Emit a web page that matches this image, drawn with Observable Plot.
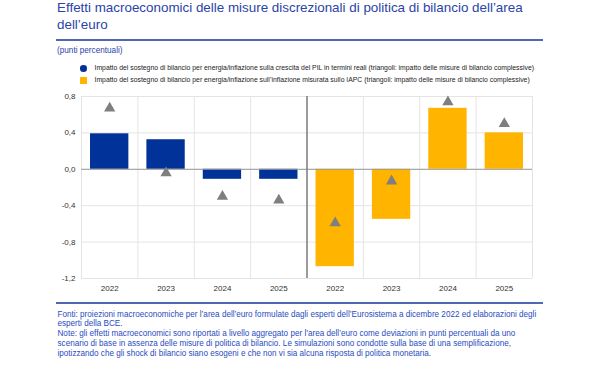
<!DOCTYPE html>
<html><head><meta charset="utf-8">
<script src="https://cdn.jsdelivr.net/npm/d3@7"></script>
<script src="https://cdn.jsdelivr.net/npm/@observablehq/plot@0.6"></script>
<style>
body{margin:0;background:#fff;font-family:"Liberation Sans",Arial,sans-serif;}
#wrap{position:relative;width:600px;height:374px;overflow:hidden;}
.abs{position:absolute;white-space:nowrap;}
.title{left:57px;font-size:13.4px;color:#2a44a8;}
.rule{left:56px;width:487px;height:2px;background:#4f68b4;}
#unit{left:57px;top:46.3px;font-size:8.2px;line-height:10px;color:#2a44a8;}
.leg{left:94.5px;font-size:6.85px;line-height:8px;color:#222;}
.sw{position:absolute;}
#notes{left:57.5px;top:309.5px;font-size:8.15px;line-height:9.75px;color:#2a4cc0;}
#chart{left:0;top:85px;}
</style></head>
<body><div id="wrap">
<div class="abs title" style="top:0.3px;line-height:15.1px">Effetti macroeconomici delle misure discrezionali di politica di bilancio dell’area</div>
<div class="abs title" style="top:16.1px;line-height:18.4px">dell’euro</div>
<div class="abs rule" style="top:38.5px"></div>
<div id="unit" class="abs">(punti percentuali)</div>
<div class="sw" style="left:80px;top:65px;width:6.6px;height:6.6px;border-radius:50%;background:#003299"></div>
<div class="abs leg" style="top:63.7px">Impatto del sostegno di bilancio per energia/inflazione sulla crescita del PIL in termini reali (triangoli: impatto delle misure di bilancio complessive)</div>
<div class="sw" style="left:80px;top:77px;width:6.5px;height:6.5px;background:#ffb400"></div>
<div class="abs leg" style="top:75.7px">Impatto del sostegno di bilancio per energia/inflazione sull’inflazione misurata sullo IAPC (triangoli: impatto delle misure di bilancio complessive)</div>
<div id="chart" class="abs"></div>
<div class="abs rule" style="top:301.8px"></div>
<div id="notes" class="abs">Fonti: proiezioni macroeconomiche per l’area dell’euro formulate dagli esperti dell’Eurosistema a dicembre 2022 ed elaborazioni degli<br>esperti della BCE.<br>Note: gli effetti macroeconomici sono riportati a livello aggregato per l’area dell’euro come deviazioni in punti percentuali da uno<br>scenario di base in assenza delle misure di politica di bilancio. Le simulazioni sono condotte sulla base di una semplificazione,<br>ipotizzando che gli shock di bilancio siano esogeni e che non vi sia alcuna risposta di politica monetaria.</div>
</div>
<script>
const years = ["2022", "2023", "2024", "2025"];
const seriesNames = ["PIL", "IAPC"];
const gdpBars = [0.39, 0.325, -0.11, -0.11];
const gdpTriangles = [0.67, -0.04, -0.30, -0.34];
const hicpBars = [-1.07, -0.55, 0.67, 0.40];
const hicpTriangles = [-0.59, -0.13, 0.74, 0.50];
const yTicks = [-1.2, -0.8, -0.4, 0, 0.4, 0.8];

const data = [];
years.forEach((y, i) => data.push({slot: i, year: y, series: "PIL", bar: gdpBars[i], tri: gdpTriangles[i]}));
years.forEach((y, i) => data.push({slot: i + 4, year: y, series: "IAPC", bar: hicpBars[i], tri: hicpTriangles[i]}));

const fmt = d => d3.format(".1f")(d).replace(".", ",").replace("−", "-");
const slots = d3.range(data.length);

const chart = Plot.plot({
  width: 600, height: 215,
  marginLeft: 81, marginRight: 68, marginTop: 11, marginBottom: 22,
  style: {fontFamily: "Liberation Sans, Arial, sans-serif", fontSize: "8px", color: "#333"},
  x: {domain: [0, 8], ticks: slots.map(s => s + 0.5), tickFormat: d => data[Math.floor(d)].year, tickSize: 0, tickPadding: 7, label: null},
  y: {domain: [-1.2, 0.8], ticks: yTicks, tickFormat: fmt, tickSize: 0, tickPadding: 6, label: null},
  color: {domain: seriesNames, range: ["#003299", "#ffb400"]},
  marks: [
    Plot.ruleY(yTicks, {stroke: "#e4e4e4", strokeWidth: 1}),
    Plot.ruleX(d3.range(9).filter(d => d !== 4), {stroke: "#e4e4e4", strokeWidth: 1}),
    Plot.rectY(data, {x1: d => d.slot + 0.16, x2: d => d.slot + 0.84, y: "bar", fill: "series"}),
    Plot.ruleY([0], {stroke: "#9a9a9a", strokeWidth: 1}),
    Plot.ruleX([4], {stroke: "#7a7a7a", strokeWidth: 1.5}),
    Plot.dot(data, {x: d => d.slot + 0.5, y: "tri", symbol: "triangle", r: 4.2, fill: "#7f7f7f", stroke: "none"})
  ]
});
document.getElementById("chart").appendChild(chart);
</script>
</body></html>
- - - - - - -
**AIM OF THE TASK**
Set down the material exactly, every line of it, except for the pictures.

**ANSWER**
Emit a web page that matches this image, drawn with Observable Plot.
<!DOCTYPE html>
<html><head><meta charset="utf-8">
<script src="https://cdn.jsdelivr.net/npm/d3@7"></script>
<script src="https://cdn.jsdelivr.net/npm/@observablehq/plot@0.6"></script>
<style>
body{margin:0;background:#fff;font-family:"Liberation Sans",Arial,sans-serif;}
#wrap{position:relative;width:600px;height:374px;overflow:hidden;}
.abs{position:absolute;white-space:nowrap;}
.title{left:57px;font-size:13.4px;color:#2a44a8;}
.rule{left:56px;width:487px;height:2px;background:#4f68b4;}
#unit{left:57px;top:46.3px;font-size:8.2px;line-height:10px;color:#2a44a8;}
.leg{left:94.5px;font-size:6.85px;line-height:8px;color:#222;}
.sw{position:absolute;}
#notes{left:57.5px;top:309.5px;font-size:8.15px;line-height:9.75px;color:#2a4cc0;}
#chart{left:0;top:85px;}
</style></head>
<body><div id="wrap">
<div class="abs title" style="top:0.3px;line-height:15.1px">Effetti macroeconomici delle misure discrezionali di politica di bilancio dell’area</div>
<div class="abs title" style="top:16.1px;line-height:18.4px">dell’euro</div>
<div class="abs rule" style="top:38.5px"></div>
<div id="unit" class="abs">(punti percentuali)</div>
<div class="sw" style="left:80px;top:65px;width:6.6px;height:6.6px;border-radius:50%;background:#003299"></div>
<div class="abs leg" style="top:63.7px">Impatto del sostegno di bilancio per energia/inflazione sulla crescita del PIL in termini reali (triangoli: impatto delle misure di bilancio complessive)</div>
<div class="sw" style="left:80px;top:77px;width:6.5px;height:6.5px;background:#ffb400"></div>
<div class="abs leg" style="top:75.7px">Impatto del sostegno di bilancio per energia/inflazione sull’inflazione misurata sullo IAPC (triangoli: impatto delle misure di bilancio complessive)</div>
<div id="chart" class="abs"></div>
<div class="abs rule" style="top:301.8px"></div>
<div id="notes" class="abs">Fonti: proiezioni macroeconomiche per l’area dell’euro formulate dagli esperti dell’Eurosistema a dicembre 2022 ed elaborazioni degli<br>esperti della BCE.<br>Note: gli effetti macroeconomici sono riportati a livello aggregato per l’area dell’euro come deviazioni in punti percentuali da uno<br>scenario di base in assenza delle misure di politica di bilancio. Le simulazioni sono condotte sulla base di una semplificazione,<br>ipotizzando che gli shock di bilancio siano esogeni e che non vi sia alcuna risposta di politica monetaria.</div>
</div>
<script>
const years = ["2022", "2023", "2024", "2025"];
const seriesNames = ["PIL", "IAPC"];
const gdpBars = [0.39, 0.325, -0.11, -0.11];
const gdpTriangles = [0.67, -0.04, -0.30, -0.34];
const hicpBars = [-1.07, -0.55, 0.67, 0.40];
const hicpTriangles = [-0.59, -0.13, 0.74, 0.50];
const yTicks = [-1.2, -0.8, -0.4, 0, 0.4, 0.8];

const data = [];
years.forEach((y, i) => data.push({slot: i, year: y, series: "PIL", bar: gdpBars[i], tri: gdpTriangles[i]}));
years.forEach((y, i) => data.push({slot: i + 4, year: y, series: "IAPC", bar: hicpBars[i], tri: hicpTriangles[i]}));

const fmt = d => d3.format(".1f")(d).replace(".", ",").replace("−", "-");
const slots = d3.range(data.length);

const chart = Plot.plot({
  width: 600, height: 215,
  marginLeft: 81, marginRight: 68, marginTop: 11, marginBottom: 22,
  style: {fontFamily: "Liberation Sans, Arial, sans-serif", fontSize: "8px", color: "#333"},
  x: {domain: [0, 8], ticks: slots.map(s => s + 0.5), tickFormat: d => data[Math.floor(d)].year, tickSize: 0, tickPadding: 7, label: null},
  y: {domain: [-1.2, 0.8], ticks: yTicks, tickFormat: fmt, tickSize: 0, tickPadding: 6, label: null},
  color: {domain: seriesNames, range: ["#003299", "#ffb400"]},
  marks: [
    Plot.ruleY(yTicks, {stroke: "#e4e4e4", strokeWidth: 1}),
    Plot.ruleX(d3.range(9).filter(d => d !== 4), {stroke: "#e4e4e4", strokeWidth: 1}),
    Plot.rectY(data, {x1: d => d.slot + 0.16, x2: d => d.slot + 0.84, y: "bar", fill: "series"}),
    Plot.ruleY([0], {stroke: "#9a9a9a", strokeWidth: 1}),
    Plot.ruleX([4], {stroke: "#7a7a7a", strokeWidth: 1.5}),
    Plot.dot(data, {x: d => d.slot + 0.5, y: "tri", symbol: "triangle", r: 4.2, fill: "#7f7f7f", stroke: "none"})
  ]
});
document.getElementById("chart").appendChild(chart);
</script>
</body></html>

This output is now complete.